Music on Film – Film on Music (MOFFOM) is a film festival held annually in October in Prague, Czech Republic and dedicated to music films. The 2008 festival presented 58 films and attracted more than 10,000 viewers.

MOFFOM focuses on documentaries but also presents concert films, musicals, music-centric dramatic features, music videos and shorts, cine-concerts (film screenings with live musical accompaniment), live performances and film workshops. In 2007 it spearheaded the founding of the Association of Music Film Festivals, which includes similar events in Europe, North America, Asia, and the Middle East.

==History==
MOFFOM was established in 2004 as part of a non-profit association dedicated to the convergence of music and film. Spanning four-to-five days, festival events occurred in several cinemas and other venues in central Prague.

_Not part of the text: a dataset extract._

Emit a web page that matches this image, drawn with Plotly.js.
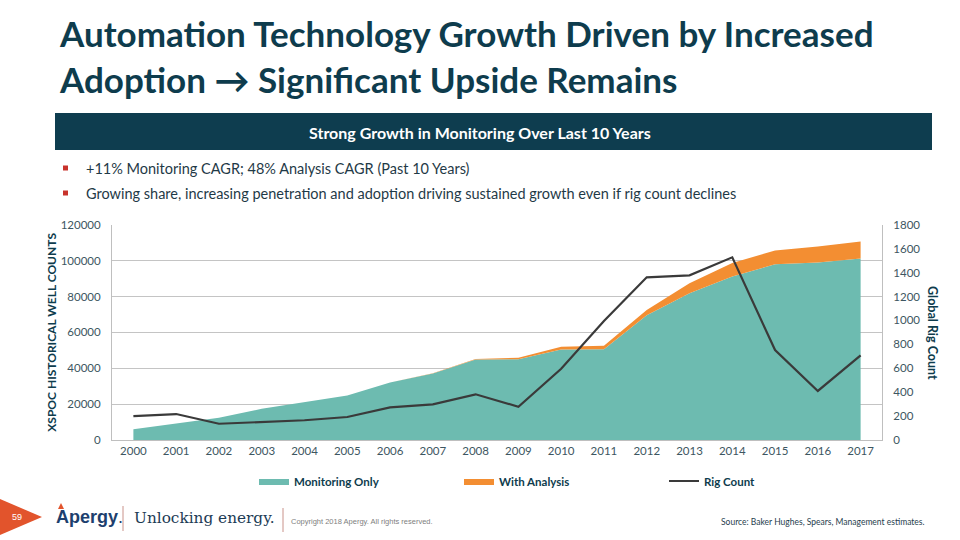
<!DOCTYPE html>
<html>
<head>
<meta charset="utf-8">
<script src="https://cdn.plot.ly/plotly-3.0.1.min.js"></script>
<style>
  html, body { margin: 0; padding: 0; background: #ffffff; }
  #chart { width: 960px; height: 540px; }
</style>
</head>
<body>
<div id="chart"></div>
<script>
// ---- Data ----
const years = ["2000","2001","2002","2003","2004","2005","2006","2007","2008",
               "2009","2010","2011","2012","2013","2014","2015","2016","2017"];
const monitoringOnly = [6000, 9300, 12400, 17400, 20900, 24800, 32000, 37000, 44800,
                        45000, 50400, 50600, 69600, 81800, 91100, 97900, 98900, 101100];
const withAnalysis   = [0, 0, 0, 0, 0, 0, 100, 200, 400,
                        900, 1600, 2000, 2900, 5600, 7600, 7700, 9000, 9600];
const rigCount       = [200, 217, 136, 153, 165, 192, 273, 298, 382,
                        278, 596, 995, 1360, 1377, 1527, 752, 410, 708];

const leftTicks  = [0, 20000, 40000, 60000, 80000, 100000, 120000];
const rightTicks = [0, 200, 400, 600, 800, 1000, 1200, 1400, 1600, 1800];

const bullets = [
  "+11% Monitoring CAGR; 48% Analysis CAGR (Past 10 Years)",
  "Growing share, increasing penetration and adoption driving sustained growth even if rig count declines"
];

// ---- Styling ----
const W = 960, H = 540;
const px = x => x / W;
const py = y => 1 - y / H;
const navy = "#0e3c4d";
const tickCol = "#3d5661";
const font = "Lato, 'Open Sans', sans-serif";

const traces = [
  {
    x: years, y: monitoringOnly, name: "Monitoring Only",
    type: "scatter", mode: "lines", stackgroup: "wells",
    line: { width: 0, color: "#6dbbb0" }, fillcolor: "#6dbbb0",
    hoverinfo: "x+y"
  },
  {
    x: years, y: withAnalysis, name: "With Analysis",
    type: "scatter", mode: "lines", stackgroup: "wells",
    line: { width: 0, color: "#f38e32" }, fillcolor: "#f38e32",
    hoverinfo: "x+y"
  },
  {
    x: years, y: rigCount, name: "Rig Count", yaxis: "y2",
    type: "scatter", mode: "lines",
    line: { width: 2.2, color: "#3a3a3a" }
  }
];

function ann(x, y, text, f, xanchor, extra) {
  return Object.assign({ xref: "paper", yref: "paper", x: px(x), y: py(y), text: text,
    showarrow: false, xanchor: xanchor || "center", yanchor: "middle", font: f }, extra || {});
}

const annotations = [
  ann(933, 333, "<b>Global Rig Count</b>", { family: font, size: 12.5, color: navy }, "center", { textangle: 90 }),
  ann(480, 132, "<b>Strong Growth in Monitoring Over Last 10 Years</b>", { family: font, size: 16, color: "#ffffff" }),
  ann(17, 517, "59", { family: "'Liberation Sans', Arial, sans-serif", size: 9, color: "#ffffff" }),
  ann(54, 517, "<b>Apergy</b>.", { family: "'Liberation Sans', Arial, sans-serif", size: 18, color: "#1d3f6e" }, "left"),
  ann(132, 518, "Unlocking energy.", { family: "'DejaVu Serif', serif", size: 15.3, color: "#1c3b55" }, "left"),
  ann(289, 521, "Copyright 2018 Apergy. All rights reserved.", { family: "'Liberation Sans', Arial, sans-serif", size: 7.5, color: "#808080" }, "left"),
  ann(927, 522, "Source: Baker Hughes, Spears, Management estimates.", { family: font, size: 8.5, color: "#1f3e4e" }, "right")
];

bullets.forEach((b, i) => {
  annotations.push(ann(84, 168 + i * 25, b, { family: font, size: 14.5, color: "#1f3a47" }, "left"));
});

const shapes = [
  { type: "rect", xref: "paper", yref: "paper", x0: px(55), x1: px(932), y0: py(150), y1: py(113),
    fillcolor: "#0e3d4f", line: { width: 0 }, layer: "below" },
  { type: "path", xref: "paper", yref: "paper",
    path: `M0,${py(499)} L${px(42)},${py(517)} L0,${py(535)} Z`,
    fillcolor: "#e2542c", line: { width: 0 } },
  { type: "path", xref: "paper", yref: "paper",
    path: `M${px(58)},${py(509)} L${px(61)},${py(503)} L${px(64)},${py(509)} Z`,
    fillcolor: "#e2542c", line: { width: 0 } },
  { type: "line", xref: "paper", yref: "paper", x0: px(123), x1: px(123), y0: py(506), y1: py(531),
    line: { color: "#c9928a", width: 1 } },
  { type: "line", xref: "paper", yref: "paper", x0: px(283), x1: px(283), y0: py(508), y1: py(532),
    line: { color: "#c9928a", width: 1 } }
];
bullets.forEach((b, i) => {
  const cy = 168 + i * 25;
  shapes.push({ type: "rect", xref: "paper", yref: "paper",
    x0: px(63), x1: px(68), y0: py(cy + 2.5), y1: py(cy - 2.5),
    fillcolor: "#c8332c", line: { width: 0 } });
});

const layout = {
  width: W, height: H,
  margin: { l: 0, r: 0, t: 0, b: 0, autoexpand: false },
  paper_bgcolor: "#ffffff", plot_bgcolor: "#ffffff",
  font: { family: font, color: tickCol },
  title: {
    text: "<b>Automation Technology Growth Driven by Increased<br>Adoption → Significant Upside Remains</b>",
    x: px(60), xanchor: "left", xref: "paper",
    y: py(47), yanchor: "top", yref: "paper",
    font: { family: font, size: 35, color: navy }
  },
  xaxis: {
    type: "category", domain: [px(112), px(882)], range: [-0.5, 17.5],
    showgrid: false, showline: true, linecolor: "#bfbfbf", linewidth: 1,
    ticks: "", tickfont: { family: font, size: 11.5, color: tickCol },
    anchor: "y", automargin: false, fixedrange: true
  },
  yaxis: {
    domain: [1 - 440 / H, 1 - 224.7 / H], range: [0, 120000],
    tickvals: leftTicks, ticktext: leftTicks.map(String),
    showgrid: true, gridcolor: "#c4c4c4", gridwidth: 1,
    showline: true, linecolor: "#bfbfbf", zeroline: false,
    ticks: "", ticklabelstandoff: 8, automargin: false,
    tickfont: { family: font, size: 11.5, color: tickCol },
    title: { text: "<b>XSPOC HISTORICAL WELL COUNTS</b>", standoff: 1,
             font: { family: font, size: 12, color: navy } },
    fixedrange: true
  },
  yaxis2: {
    overlaying: "y", side: "right", anchor: "x", range: [0, 1800],
    tickvals: rightTicks, ticktext: rightTicks.map(String),
    showgrid: false, showline: true, linecolor: "#bfbfbf", zeroline: false,
    ticks: "", ticklabelstandoff: 8, automargin: false,
    tickfont: { family: font, size: 11.5, color: tickCol },
    fixedrange: true
  },
  showlegend: true,
  legend: {
    orientation: "h", x: px(254), xanchor: "left", y: py(481), yanchor: "middle",
    entrywidth: 160, entrywidthmode: "pixels", traceorder: "normal",
    font: { family: font, size: 11.5, color: navy, weight: "bold" },
    bgcolor: "rgba(0,0,0,0)"
  },
  annotations: annotations,
  shapes: shapes
};

Plotly.newPlot("chart", traces, layout, { displayModeBar: false, staticPlot: true });
</script>
</body>
</html>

MOFFOM's programming included honors and tributes to signal figures in music film, such as Fred Frith, Julien Temple and Don Letts, as well as special thematic sections. In 2006 an Audience Choice Award was added, and for the first time in 2008 MOFFOM awarded a jury prize.

The 2004 festival debuted The Residents "Commercial Album" interactive DVD. The 2007 festival featured a concert by Glen Hansard and Markéta Irglová, stars of the Oscar-winning film Once. The 2008 festival featured an exclusive video greeting from Lifetime Achievement Award honoree Pete Seeger.

==Awards==

===Honors and tributes===
2004 Ron Mann, Allan Miller

2005 Henry Hills, Don Letts, Albert Maysles, Jan Roháč, Larry Weinstein

2006 Simon Broughton, William Ferris, Ladislav Rychman, Julien Temple

2007 Fred Frith, Hana Hegerová

2008 Pete Seeger, Marta Kubišová

===Audience Choice Award===
2006 Sierra Leone's Refugee All Stars

2007 Nömadak Tx

2008 Gogol Boredello Non-Stop

===Jury Prize===
2008 Solo.

Awards of Merit were given to two other films: KISS Loves You and African Underground: Democracy in Dakar.